Like the imports, it was the perfect size for two adults and three kids. The driver sat high in the buckets with a steering wheel “angled sharply forward at the top,” which didn’t lend itself to sporty driving but enhanced comfort and visibility. However, steering response, overall agility, and cornering attitude were on par with some of those foreign sport sedans.

And performance? Car Life was disappointed with their L79 Nova, even though it put out more peak horsepower than the standard 350/295 in the Nova Super Sport. At the time, it was not unusual for professional drag racers to be turning consistent 12s with L79s, so the magazine knew there was potential. They attributed their 16.47 ET to lean settings due to emissions, narrow tires, poor shift linkage, and an exhaust system that couldn’t breathe, among other things. Hot Rod magazine also was disappointed, but managed a better 15.7 at 89 mph in showroom-stock condition.

Rear of Chevelle 300 had practically no trim.

They also griped about many missed shifts from the linkage. Noted Chevy tuner Bill Thomas installed some plugs, increased the carb jettings, reworked the distributor, adjusted the lifters, and smoothed out the shift linkage. Best time with those changes was 15.10 at 95.33. Adding slicks brought it down to 14.60 at a slower 94.33. These times were really not much different than a 396/325 Chevelle SS, but Hot Rod also tested a Nova SS with the L78 396/375 that got them into the 13s.
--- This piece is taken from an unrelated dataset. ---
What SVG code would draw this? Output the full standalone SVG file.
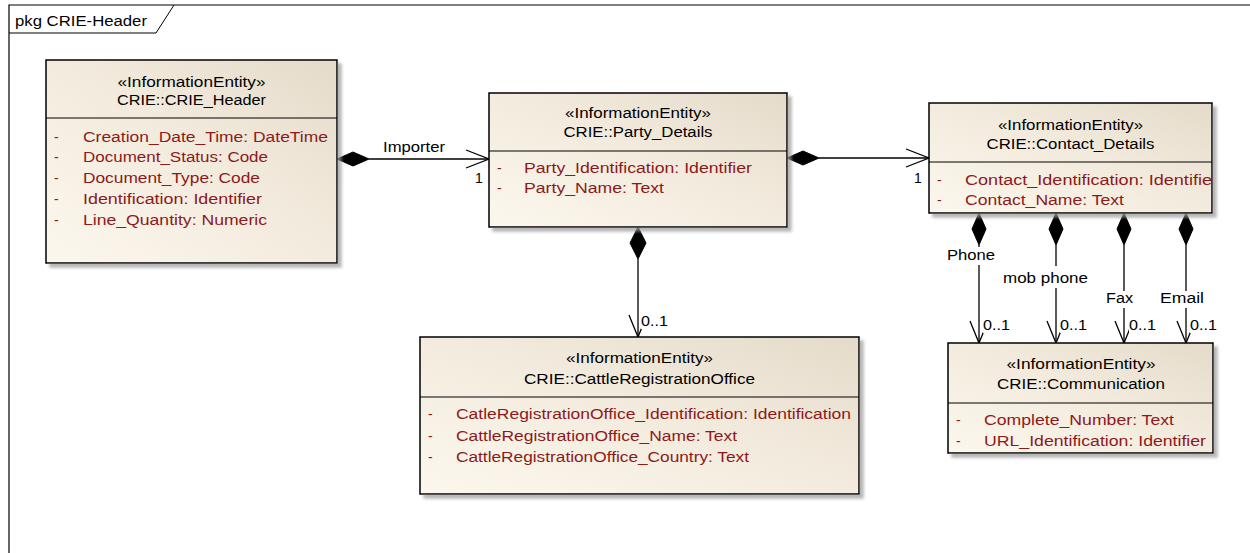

A 1968 L79 Chevelle or Chevy II is not on most people’s radar. They offer sprightly performance, good looks, and rarity – in fact, you’d be hard-pressed to find one at a Chevy-only show. Certain collectors already have been sniffing out L79 Chevelle 300 and 300 Deluxe models equipped with this motor due to the bare-bones approach that was missing from the SS 396, which was trimmed more like an upmarket Malibu. And if you prefer the Chevy II, you can think of the L79 as a poor man’s version of a Yenko Deuce because they both had high-winding small blocks that could put the hurt on their bigger brethren. Certainly a sleeper in the market but, with proper documentation, they’re valuable cars.